Et si le Paris-Roubaix était plus facile qu’avant ?
On peut se demander si cet entretien des secteurs pavés a une influence sur leur difficulté. Frédéric Guesdon, vainqueur de l’épreuve en 1997, a fait remarquer dans une interview pour Le Parisien que les pavés étaient moins durs à présent qu’à l’époque de Marc Madiot, en sous-entendant que ce devait être encore plus difficile auparavant. Alors, syndrome du « c’était mieux avant » ? Pas forcément, il vrai que l’entretien des pavés les rend sans doute plus praticables, mais leur état ne serait pas l’unique facteur.
Si le Paris-Roubaix est moins difficile, cela peut refléter une évolution du cyclisme en général, notamment avec l’évolution et l’amélioration du matériel qui facilite les choses aux coureurs.

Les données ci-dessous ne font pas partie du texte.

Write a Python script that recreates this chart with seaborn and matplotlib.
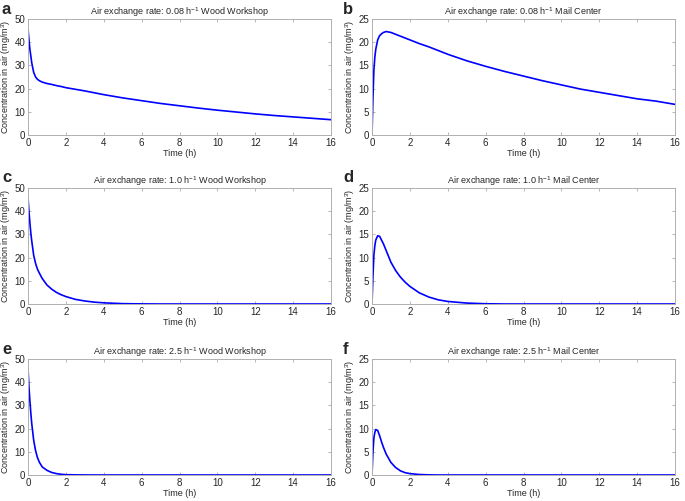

Les équipes s’ingénient aussi à fournir aux coureurs du matériel adapté pour leur donner un maximum de confort: pneus avec sections plus grosses de 28 à 30 mm, et pour certains, cadres dotés d’amortisseurs… un luxe dont n’ont pas profité les générations précédentes. Mais cela est un autre débat, et l’on peut se rassurer avec le fait que le Paris-Roubaix reste de toute façon une course sélective et difficile qui met les coureurs à rude épreuve, et qui porte bien son surnom d’Enfer du Nord.